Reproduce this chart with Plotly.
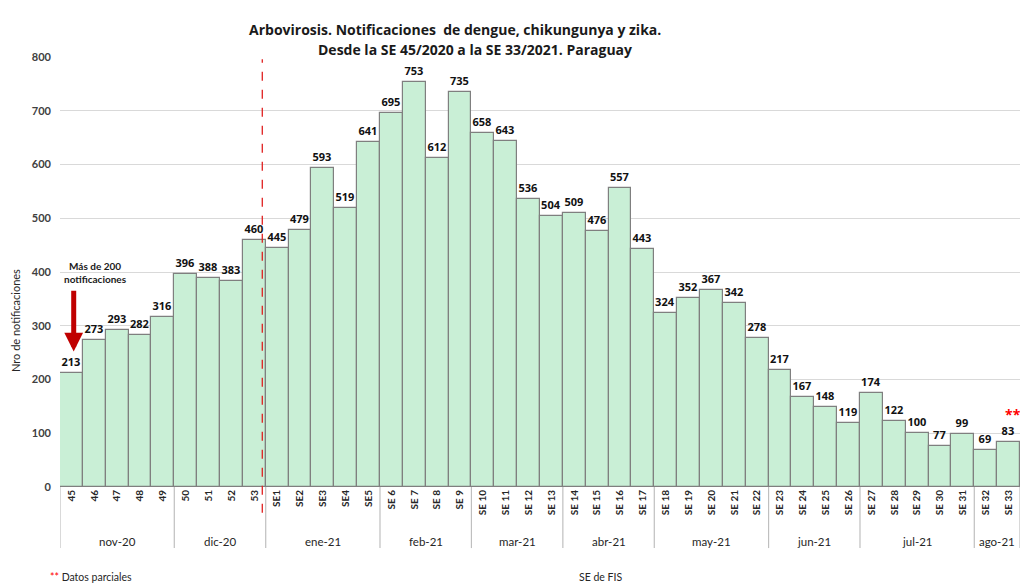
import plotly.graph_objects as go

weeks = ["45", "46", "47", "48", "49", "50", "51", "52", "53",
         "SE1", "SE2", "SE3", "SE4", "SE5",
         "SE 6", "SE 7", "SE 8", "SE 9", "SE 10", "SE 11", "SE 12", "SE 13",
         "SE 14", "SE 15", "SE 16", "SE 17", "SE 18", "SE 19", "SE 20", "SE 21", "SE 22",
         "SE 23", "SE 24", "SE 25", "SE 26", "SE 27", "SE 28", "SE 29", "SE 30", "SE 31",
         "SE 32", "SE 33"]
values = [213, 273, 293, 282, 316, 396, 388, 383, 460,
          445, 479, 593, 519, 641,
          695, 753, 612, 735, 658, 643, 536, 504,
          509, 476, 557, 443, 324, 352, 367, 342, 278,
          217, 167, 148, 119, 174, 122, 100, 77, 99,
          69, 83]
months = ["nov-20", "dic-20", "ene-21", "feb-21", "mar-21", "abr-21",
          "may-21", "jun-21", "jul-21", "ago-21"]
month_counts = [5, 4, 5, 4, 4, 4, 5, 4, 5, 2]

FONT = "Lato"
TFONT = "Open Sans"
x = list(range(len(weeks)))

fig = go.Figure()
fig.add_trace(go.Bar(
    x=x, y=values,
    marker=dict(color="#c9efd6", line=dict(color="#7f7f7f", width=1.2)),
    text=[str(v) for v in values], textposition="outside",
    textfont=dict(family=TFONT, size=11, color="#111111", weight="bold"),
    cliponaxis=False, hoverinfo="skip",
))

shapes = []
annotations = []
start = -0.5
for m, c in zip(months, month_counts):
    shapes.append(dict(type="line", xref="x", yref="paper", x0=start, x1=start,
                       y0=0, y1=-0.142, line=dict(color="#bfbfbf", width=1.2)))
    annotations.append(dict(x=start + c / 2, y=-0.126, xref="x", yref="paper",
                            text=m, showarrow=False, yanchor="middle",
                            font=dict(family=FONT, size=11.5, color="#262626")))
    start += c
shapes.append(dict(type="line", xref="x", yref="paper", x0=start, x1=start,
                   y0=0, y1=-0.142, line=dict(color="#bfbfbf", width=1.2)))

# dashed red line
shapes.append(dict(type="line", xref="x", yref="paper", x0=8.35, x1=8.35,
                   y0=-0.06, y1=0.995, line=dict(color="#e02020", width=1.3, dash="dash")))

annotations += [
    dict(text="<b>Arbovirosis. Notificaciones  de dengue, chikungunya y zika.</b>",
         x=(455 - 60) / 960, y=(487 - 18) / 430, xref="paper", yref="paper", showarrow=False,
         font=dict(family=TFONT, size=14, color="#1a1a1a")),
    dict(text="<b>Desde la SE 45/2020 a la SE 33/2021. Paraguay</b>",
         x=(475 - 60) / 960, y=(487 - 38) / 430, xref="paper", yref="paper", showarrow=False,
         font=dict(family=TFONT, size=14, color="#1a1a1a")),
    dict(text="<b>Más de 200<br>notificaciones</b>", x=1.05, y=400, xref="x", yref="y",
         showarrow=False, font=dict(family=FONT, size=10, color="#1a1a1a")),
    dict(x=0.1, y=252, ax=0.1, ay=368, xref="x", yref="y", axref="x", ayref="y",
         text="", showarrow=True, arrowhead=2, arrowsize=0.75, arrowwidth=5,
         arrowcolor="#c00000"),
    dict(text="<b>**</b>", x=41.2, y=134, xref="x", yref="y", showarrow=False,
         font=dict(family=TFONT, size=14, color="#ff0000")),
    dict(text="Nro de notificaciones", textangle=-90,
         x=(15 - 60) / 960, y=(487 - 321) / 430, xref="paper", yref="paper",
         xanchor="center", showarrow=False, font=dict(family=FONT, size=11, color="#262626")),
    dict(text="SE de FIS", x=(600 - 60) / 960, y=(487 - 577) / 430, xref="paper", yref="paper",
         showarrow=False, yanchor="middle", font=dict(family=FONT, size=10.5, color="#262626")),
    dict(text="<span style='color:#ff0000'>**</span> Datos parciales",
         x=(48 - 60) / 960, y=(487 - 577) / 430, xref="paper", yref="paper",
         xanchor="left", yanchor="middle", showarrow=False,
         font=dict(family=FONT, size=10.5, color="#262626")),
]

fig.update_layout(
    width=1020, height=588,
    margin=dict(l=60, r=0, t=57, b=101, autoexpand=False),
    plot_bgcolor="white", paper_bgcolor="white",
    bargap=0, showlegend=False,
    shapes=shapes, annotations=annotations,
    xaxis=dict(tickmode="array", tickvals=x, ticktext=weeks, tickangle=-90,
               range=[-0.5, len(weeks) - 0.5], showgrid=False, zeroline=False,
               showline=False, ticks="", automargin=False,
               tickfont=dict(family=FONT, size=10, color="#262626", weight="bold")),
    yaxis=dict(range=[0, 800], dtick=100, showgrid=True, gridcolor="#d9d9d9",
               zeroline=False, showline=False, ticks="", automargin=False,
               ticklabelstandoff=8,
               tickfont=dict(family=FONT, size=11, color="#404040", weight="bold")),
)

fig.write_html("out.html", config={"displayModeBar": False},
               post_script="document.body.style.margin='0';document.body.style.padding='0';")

+===+

▶ Required task:
Without the pictures, return the listing above from its first line through the line that has "import plotly.graph_objects as go".

▶ Completed exercise:
Reproduce this chart with Plotly.
import plotly.graph_objects as go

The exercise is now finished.